Pipelines require Loader Nodes to operate. Loader Nodes are Nodes that have the streamloader role assignment. The loading system can use all active nodes with this role to process pipelines.
When you execute a pipeline, Ocient spreads the work among the available Loader Nodes. The system executes these parallel processes as tasks on each of the Loader Nodes. Then, the system partitions the files or Kafka partitions to load across the tasks, and loading proceeds in parallel. When all tasks are completed, the pipeline is completed. Many pipelines can run in parallel on the Loader Nodes, and these Nodes share resources.
The scale-out architecture of the Ocient System allows you to add more Loader Nodes as needed to expand the volume and complexity of pipelines that you can operate at the throughput required by your application.

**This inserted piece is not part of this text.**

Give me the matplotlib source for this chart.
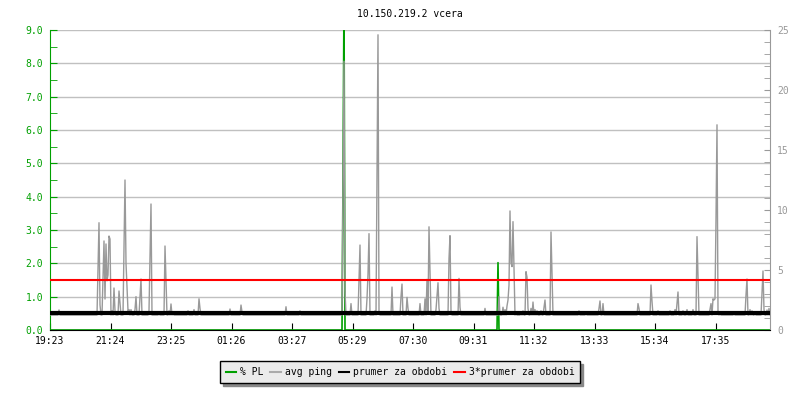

As pipelines process records from a data source, the Ocient System builds these rows into a row-based storage structure called a page. The system optimizes pages for rapid ingestion of data. The system stores pages on Foundation Nodes to ensure data integrity.
As pages accumulate, Loader Nodes convert pages into a columnar storage format named a Segment. Segments are highly compressed data structures that include data, indexes, and other statistical metadata to optimize query performance. After the Ocient System creates Segments, the system forms them into groups and transfers them to Foundation Nodes for storage.
You do not typically need to be concerned with or control these internal operations. However, it is important to understand that pipeline throughput can be affected by the parallel processing of many pipelines on shared resources, the number of indexes, and the type of compression used on your tables.